§ Prompt: Exactly the lines from the start of the data below through the line that contains "import * as" are to be copied, with pictures left out.

§ Source excerpt:

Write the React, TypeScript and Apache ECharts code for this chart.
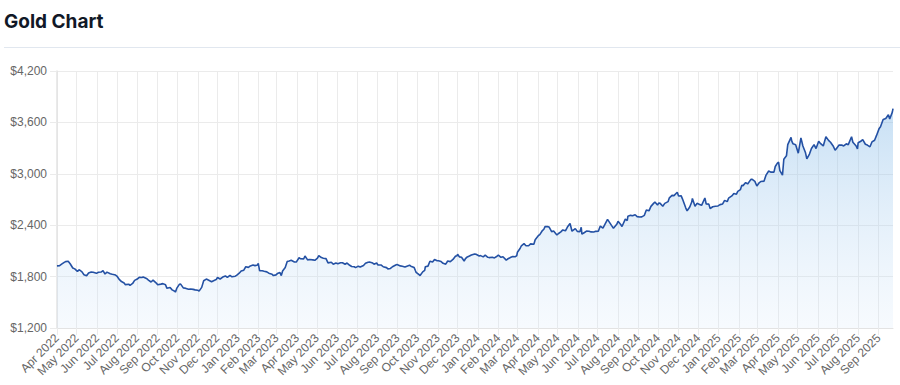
import React, { useEffect, useRef } from "react";
import * as echarts from "echarts";

const chartTitle = "Gold Chart";
const monthNames = ["Jan", "Feb", "Mar", "Apr", "May", "Jun", "Jul", "Aug", "Sep", "Oct", "Nov", "Dec"];
const yMin = 1200;
const yMax = 4200;
const yStep = 600;
const startDate = "2022-04-01";
const endDate = "2025-09-23";

const gold2022: [string, number][] = [
  ["2022-04-01", 1925], ["2022-04-05", 1928], ["2022-04-08", 1945], ["2022-04-12", 1966], ["2022-04-14", 1975], ["2022-04-18", 1979], ["2022-04-21", 1950], ["2022-04-25", 1900], ["2022-04-28", 1890],
  ["2022-05-02", 1862], ["2022-05-05", 1880], ["2022-05-09", 1855], ["2022-05-12", 1822], ["2022-05-16", 1810], ["2022-05-19", 1842], ["2022-05-23", 1853], ["2022-05-26", 1850], ["2022-05-31", 1838],
  ["2022-06-03", 1851], ["2022-06-07", 1853], ["2022-06-10", 1871], ["2022-06-13", 1830], ["2022-06-16", 1852], ["2022-06-21", 1834], ["2022-06-24", 1827], ["2022-06-29", 1818],
  ["2022-07-01", 1806], ["2022-07-05", 1764], ["2022-07-08", 1742], ["2022-07-12", 1725], ["2022-07-14", 1706], ["2022-07-19", 1711], ["2022-07-21", 1698], ["2022-07-25", 1720], ["2022-07-28", 1756],
  ["2022-08-01", 1771], ["2022-08-04", 1791], ["2022-08-08", 1789], ["2022-08-10", 1795], ["2022-08-15", 1778], ["2022-08-18", 1759], ["2022-08-22", 1737], ["2022-08-25", 1758], ["2022-08-30", 1724],
  ["2022-09-01", 1705], ["2022-09-06", 1712], ["2022-09-09", 1718], ["2022-09-13", 1704], ["2022-09-15", 1665], ["2022-09-20", 1672], ["2022-09-23", 1645], ["2022-09-27", 1630], ["2022-09-28", 1618], ["2022-09-30", 1662],
  ["2022-10-04", 1710], ["2022-10-06", 1712], ["2022-10-10", 1668], ["2022-10-13", 1665], ["2022-10-18", 1652], ["2022-10-21", 1656], ["2022-10-25", 1651], ["2022-10-28", 1645],
  ["2022-11-01", 1641], ["2022-11-03", 1630], ["2022-11-07", 1674], ["2022-11-10", 1752], ["2022-11-14", 1771], ["2022-11-17", 1760], ["2022-11-22", 1740], ["2022-11-25", 1752], ["2022-11-29", 1765],
  ["2022-12-01", 1790], ["2022-12-05", 1772], ["2022-12-09", 1795], ["2022-12-13", 1808], ["2022-12-16", 1790], ["2022-12-20", 1815], ["2022-12-23", 1798], ["2022-12-28", 1805], ["2022-12-30", 1815],
];

const gold2023: [string, number][] = [
  ["2023-01-03", 1840], ["2023-01-06", 1865], ["2023-01-10", 1875], ["2023-01-13", 1915], ["2023-01-17", 1908], ["2023-01-20", 1925], ["2023-01-24", 1935], ["2023-01-27", 1928], ["2023-01-31", 1935],
  ["2023-02-01", 1955], ["2023-02-03", 1870], ["2023-02-07", 1868], ["2023-02-10", 1862], ["2023-02-14", 1855], ["2023-02-17", 1840], ["2023-02-22", 1828], ["2023-02-24", 1812], ["2023-02-28", 1820],
  ["2023-03-02", 1835], ["2023-03-06", 1848], ["2023-03-08", 1812], ["2023-03-10", 1865], ["2023-03-14", 1905], ["2023-03-17", 1975], ["2023-03-20", 1982], ["2023-03-23", 1990], ["2023-03-28", 1970], ["2023-03-31", 1972],
  ["2023-04-04", 2020], ["2023-04-06", 2010], ["2023-04-11", 2005], ["2023-04-13", 2040], ["2023-04-17", 1995], ["2023-04-20", 2000], ["2023-04-25", 1995], ["2023-04-28", 1990],
  ["2023-05-02", 2015], ["2023-05-04", 2045], ["2023-05-08", 2022], ["2023-05-11", 2015], ["2023-05-15", 2010], ["2023-05-18", 1960], ["2023-05-23", 1968], ["2023-05-26", 1945], ["2023-05-30", 1958],
  ["2023-06-02", 1950], ["2023-06-06", 1962], ["2023-06-09", 1962], ["2023-06-13", 1945], ["2023-06-16", 1958], ["2023-06-20", 1932], ["2023-06-23", 1918], ["2023-06-27", 1915], ["2023-06-29", 1905],
  ["2023-07-03", 1922], ["2023-07-06", 1912], ["2023-07-11", 1930], ["2023-07-14", 1955], ["2023-07-18", 1968], ["2023-07-20", 1970], ["2023-07-25", 1958], ["2023-07-27", 1945], ["2023-07-31", 1958],
  ["2023-08-02", 1935], ["2023-08-07", 1935], ["2023-08-10", 1915], ["2023-08-15", 1905], ["2023-08-17", 1890], ["2023-08-21", 1895], ["2023-08-24", 1915], ["2023-08-29", 1935], ["2023-08-31", 1940],
  ["2023-09-05", 1925], ["2023-09-08", 1920], ["2023-09-12", 1912], ["2023-09-15", 1922], ["2023-09-19", 1932], ["2023-09-21", 1922], ["2023-09-26", 1905], ["2023-09-28", 1868], ["2023-09-29", 1850],
  ["2023-10-03", 1825], ["2023-10-05", 1812], ["2023-10-09", 1855], ["2023-10-12", 1872], ["2023-10-13", 1915], ["2023-10-17", 1922], ["2023-10-20", 1980], ["2023-10-24", 1970], ["2023-10-27", 2000], ["2023-10-31", 1985],
  ["2023-11-02", 1985], ["2023-11-06", 1975], ["2023-11-09", 1955], ["2023-11-13", 1945], ["2023-11-16", 1982], ["2023-11-20", 1975], ["2023-11-24", 2000], ["2023-11-28", 2040], ["2023-11-30", 2040],
  ["2023-12-01", 2060], ["2023-12-04", 2030], ["2023-12-07", 2025], ["2023-12-11", 1982], ["2023-12-13", 2010], ["2023-12-15", 2025], ["2023-12-19", 2040], ["2023-12-22", 2052], ["2023-12-27", 2065], ["2023-12-29", 2060],
];

const gold2024: [string, number][] = [
  ["2024-01-03", 2040], ["2024-01-05", 2045], ["2024-01-09", 2030], ["2024-01-12", 2050], ["2024-01-16", 2025], ["2024-01-18", 2022], ["2024-01-23", 2025], ["2024-01-26", 2018], ["2024-01-30", 2038],
  ["2024-02-01", 2050], ["2024-02-05", 2025], ["2024-02-08", 2032], ["2024-02-13", 1992], ["2024-02-15", 2005], ["2024-02-20", 2025], ["2024-02-23", 2035], ["2024-02-27", 2032], ["2024-02-29", 2045],
  ["2024-03-01", 2085], ["2024-03-05", 2128], ["2024-03-07", 2160], ["2024-03-11", 2185], ["2024-03-14", 2160], ["2024-03-18", 2160], ["2024-03-21", 2182], ["2024-03-26", 2178], ["2024-03-28", 2230],
  ["2024-04-02", 2280], ["2024-04-04", 2290], ["2024-04-08", 2338], ["2024-04-10", 2350], ["2024-04-12", 2383], ["2024-04-16", 2383], ["2024-04-18", 2380], ["2024-04-22", 2325], ["2024-04-25", 2332], ["2024-04-30", 2285],
  ["2024-05-02", 2300], ["2024-05-06", 2322], ["2024-05-09", 2345], ["2024-05-13", 2335], ["2024-05-16", 2378], ["2024-05-20", 2420], ["2024-05-23", 2330], ["2024-05-28", 2360], ["2024-05-31", 2328],
  ["2024-06-04", 2325], ["2024-06-06", 2375], ["2024-06-07", 2295], ["2024-06-11", 2315], ["2024-06-14", 2332], ["2024-06-18", 2330], ["2024-06-21", 2322], ["2024-06-25", 2320], ["2024-06-28", 2328],
  ["2024-07-02", 2330], ["2024-07-05", 2390], ["2024-07-09", 2365], ["2024-07-12", 2410], ["2024-07-16", 2468], ["2024-07-18", 2445], ["2024-07-22", 2398], ["2024-07-25", 2365], ["2024-07-30", 2410],
  ["2024-08-01", 2445], ["2024-08-05", 2408], ["2024-08-07", 2385], ["2024-08-12", 2470], ["2024-08-15", 2455], ["2024-08-16", 2505], ["2024-08-20", 2515], ["2024-08-23", 2510], ["2024-08-27", 2522], ["2024-08-30", 2500],
  ["2024-09-03", 2495], ["2024-09-06", 2497], ["2024-09-10", 2515], ["2024-09-13", 2578], ["2024-09-17", 2568], ["2024-09-20", 2620], ["2024-09-24", 2655], ["2024-09-26", 2670], ["2024-09-30", 2635],
  ["2024-10-02", 2660], ["2024-10-04", 2655], ["2024-10-08", 2622], ["2024-10-11", 2655], ["2024-10-16", 2675], ["2024-10-18", 2720], ["2024-10-22", 2748], ["2024-10-25", 2745], ["2024-10-30", 2785],
  ["2024-11-01", 2740], ["2024-11-05", 2742], ["2024-11-07", 2705], ["2024-11-12", 2600], ["2024-11-14", 2568], ["2024-11-18", 2612], ["2024-11-21", 2670], ["2024-11-22", 2712], ["2024-11-26", 2620], ["2024-11-29", 2655],
  ["2024-12-03", 2642], ["2024-12-06", 2632], ["2024-12-11", 2718], ["2024-12-13", 2648], ["2024-12-17", 2646], ["2024-12-19", 2595], ["2024-12-23", 2615], ["2024-12-27", 2622], ["2024-12-31", 2625],
];

const gold2025: [string, number][] = [
  ["2025-01-03", 2640], ["2025-01-07", 2648], ["2025-01-10", 2690], ["2025-01-14", 2675], ["2025-01-16", 2715], ["2025-01-21", 2742], ["2025-01-24", 2770], ["2025-01-28", 2762], ["2025-01-30", 2795],
  ["2025-02-03", 2815], ["2025-02-05", 2865], ["2025-02-07", 2862], ["2025-02-11", 2898], ["2025-02-14", 2882], ["2025-02-19", 2935], ["2025-02-21", 2935], ["2025-02-25", 2912], ["2025-02-28", 2858],
  ["2025-03-03", 2890], ["2025-03-06", 2910], ["2025-03-11", 2915], ["2025-03-14", 2985], ["2025-03-18", 3032], ["2025-03-21", 3020], ["2025-03-26", 3020], ["2025-03-28", 3085], ["2025-03-31", 3122],
  ["2025-04-02", 3135], ["2025-04-04", 3038], ["2025-04-08", 2985], ["2025-04-10", 3170], ["2025-04-14", 3210], ["2025-04-16", 3340], ["2025-04-21", 3425], ["2025-04-22", 3385], ["2025-04-24", 3350], ["2025-04-28", 3340], ["2025-04-30", 3290],
  ["2025-05-02", 3240], ["2025-05-06", 3420], ["2025-05-09", 3325], ["2025-05-13", 3245], ["2025-05-15", 3175], ["2025-05-19", 3230], ["2025-05-22", 3295], ["2025-05-26", 3340], ["2025-05-29", 3295],
  ["2025-06-02", 3380], ["2025-06-05", 3352], ["2025-06-09", 3325], ["2025-06-13", 3432], ["2025-06-17", 3390], ["2025-06-20", 3368], ["2025-06-24", 3325], ["2025-06-27", 3275], ["2025-06-30", 3305],
  ["2025-07-03", 3335], ["2025-07-07", 3335], ["2025-07-10", 3325], ["2025-07-14", 3350], ["2025-07-17", 3340], ["2025-07-22", 3432], ["2025-07-24", 3368], ["2025-07-29", 3325], ["2025-07-31", 3290],
  ["2025-08-01", 3362], ["2025-08-05", 3380], ["2025-08-08", 3398], ["2025-08-12", 3345], ["2025-08-15", 3335], ["2025-08-19", 3315], ["2025-08-22", 3372], ["2025-08-26", 3392], ["2025-08-29", 3448],
  ["2025-09-02", 3530], ["2025-09-04", 3550], ["2025-09-08", 3635], ["2025-09-10", 3640], ["2025-09-12", 3645], ["2025-09-16", 3690], ["2025-09-18", 3640], ["2025-09-22", 3720], ["2025-09-23", 3760],
];

const DAY = 86400000;

export default function App() {
  const ref = useRef<HTMLDivElement>(null);

  useEffect(() => {
    if (!ref.current) return;
    const chart = echarts.init(ref.current, undefined, { renderer: "svg" });
    const data = [...gold2022, ...gold2023, ...gold2024, ...gold2025];
    const gridColor = "#ebebeb";
    const labelFont = "'Liberation Sans', Arial, Helvetica, sans-serif";

    chart.setOption({
      animation: false,
      title: {
        text: chartTitle,
        left: 4,
        top: 12,
        padding: 0,
        textStyle: {
          fontFamily: "Inter, Roboto, sans-serif",
          fontSize: 19,
          fontWeight: 700,
          color: "#111827",
        },
      },
      graphic: [
        {
          type: "line",
          shape: { x1: 4, y1: 47.5, x2: 900, y2: 47.5 },
          style: { stroke: "#e1e7ef", lineWidth: 1 },
          silent: true,
        },
      ],
      grid: {
        left: 57,
        right: 7,
        top: 71,
        bottom: 57,
        containLabel: false,
        outerBoundsMode: "none",
      },
      xAxis: {
        type: "time",
        min: startDate,
        max: endDate,
        splitNumber: 40,
        minInterval: 32 * DAY,
        maxInterval: 32 * DAY,
        axisLine: { show: true, lineStyle: { color: "#e3e3e3", width: 1 } },
        axisTick: { show: true, length: 7, lineStyle: { color: gridColor } },
        splitLine: { show: true, showMaxLine: false, lineStyle: { color: gridColor, width: 1 } },
        axisLabel: {
          rotate: 45,
          margin: 8,
          fontSize: 12,
          color: "#666666",
          fontFamily: labelFont,
          hideOverlap: false,
          showMaxLabel: false,
          formatter: (value: number) => {
            const d = new Date(value);
            return monthNames[d.getMonth()] + " " + d.getFullYear();
          },
        },
      },
      yAxis: {
        type: "value",
        min: yMin,
        max: yMax,
        interval: yStep,
        axisLine: { show: true, lineStyle: { color: "#e3e3e3", width: 1.5 } },
        axisTick: { show: true, length: 7, lineStyle: { color: gridColor } },
        splitLine: { show: true, lineStyle: { color: gridColor, width: 1 } },
        axisLabel: {
          margin: 10,
          fontSize: 12,
          color: "#666666",
          fontFamily: labelFont,
          formatter: (v: number) => "$" + v.toLocaleString("en-US"),
        },
      },
      series: [
        {
          type: "line",
          data,
          showSymbol: false,
          symbol: "none",
          lineStyle: { color: "#2451a4", width: 1.6 },
          itemStyle: { color: "#2451a4" },
          areaStyle: {
            origin: "start",
            color: new echarts.graphic.LinearGradient(0, 0, 0, 1, [
              { offset: 0, color: "rgba(125,182,230,0.6)" },
              { offset: 1, color: "rgba(215,232,250,0.3)" },
            ]),
          },
        },
      ],
    });

    return () => chart.dispose();
  }, []);

  return (
    <div
      ref={ref}
      style={{ position: "fixed", left: 0, top: 0, width: 900, height: 385, background: "#fff" }}
    />
  );
}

§ The reply:
Write the React, TypeScript and Apache ECharts code for this chart.
import React, { useEffect, useRef } from "react";
import * as echarts from "echarts";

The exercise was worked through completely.